Here a few things to note about Mexico City’s museums:
- They are free to residents on Sundays, so it tends to be crowded on that day.
- Most of the museums are closed on Mondays. There are still a few, like the Soumaya Museum, that are open on Mondays.
- There is usually a separate fee to take photos inside the museum.
Museo Casa Estudio Diego Rivera y Frida Kahlo is located in the San Angel neighborhood of Mexico City, and the property is bordered with cacti. The museum is a combination of three homes belonging to Diego, Frida (the blue one), and architect Juan O’Gorman. Frida and Juan’s homes have basically been cleared and used for exhibits, while Diego’s home still has his studio. This is an area in Frida’s home that showcases her love letters to Diego.

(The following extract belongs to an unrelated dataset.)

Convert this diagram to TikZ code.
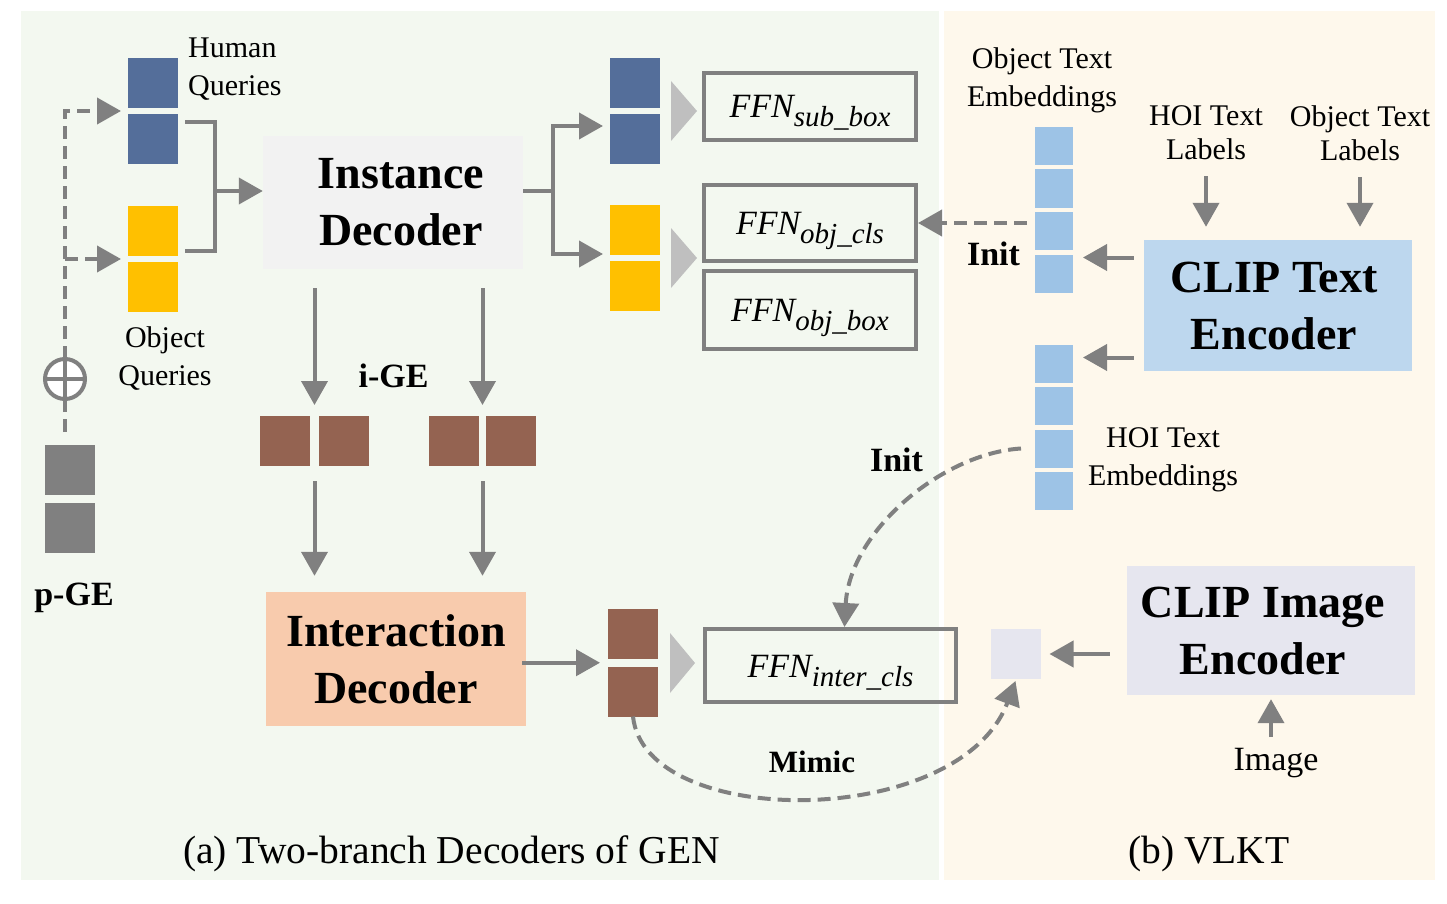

Despite the multiple affairs between them both, they loved one another. Juan’s home focuses on the design of all of the buildings.
There was food all around me, but I didn’t eat as much as I expected in Mexico City. I was looking forward to tamales, chilaquiles, pozole, tortas, tacos, mole, atole, and everything else the city had to offer in terms of food. There were so many traditional Mexican foods that I wanted to try, but there was no way I could try everything in one visit. Overall, I had some big hits and some minor misses. One thing that was consistent at every place that I visited in Mexico was the service. The hosts and waitstaff were all very attentive and genuinely appreciative of my business.
UberEATS seems to be a big business in Mexico City, and I noticed quite a few of the delivery drivers on their motorcycles. I had never used UberEATS in the States because it is not yet available in my city. Since I was sick and shut in a couple of nights because of the altitude and smog, I took advantage of it. The selections varied from fast food chains to local family restaurants, and the cuisine varied from sushi to traditional Mexican. I ordered a burger from Carl’s Jr. one night, and a hot dog from Easy Frank Barranca del Muerto another night. The only issue that I had with the food was that it wasn’t super hot, but that was to be expected.
Street food was abundant in Mexico City as well, and I would recommend checking out what the vendors have to offer. I had a few cold treats and breakfast pastries, and enjoyed them all. The only thing I observed with street food that appeared weird to me was a vendor selling mangos with mustard and weird seasonings. I heard of mangos and vinegar in Miami, and I could partially understand that concept. However, mangos and mustard was new to me, and I did not try it because my tastebuds probably would not have been able to comprehend it.
My favorite thing about Mexico City was the fresh juices. I often forget that fresh squeezed orange juice tastes nothing like what the sell in the stores nowadays. Don’t get me wrong. I love me some Simply Orange, but it doesn’t compare to the real thing. It was so pleasing to taste orange, mango, and papaya juice that actually tasted like it came from a fruit that was picked recently and squeezed just moments before being served to me.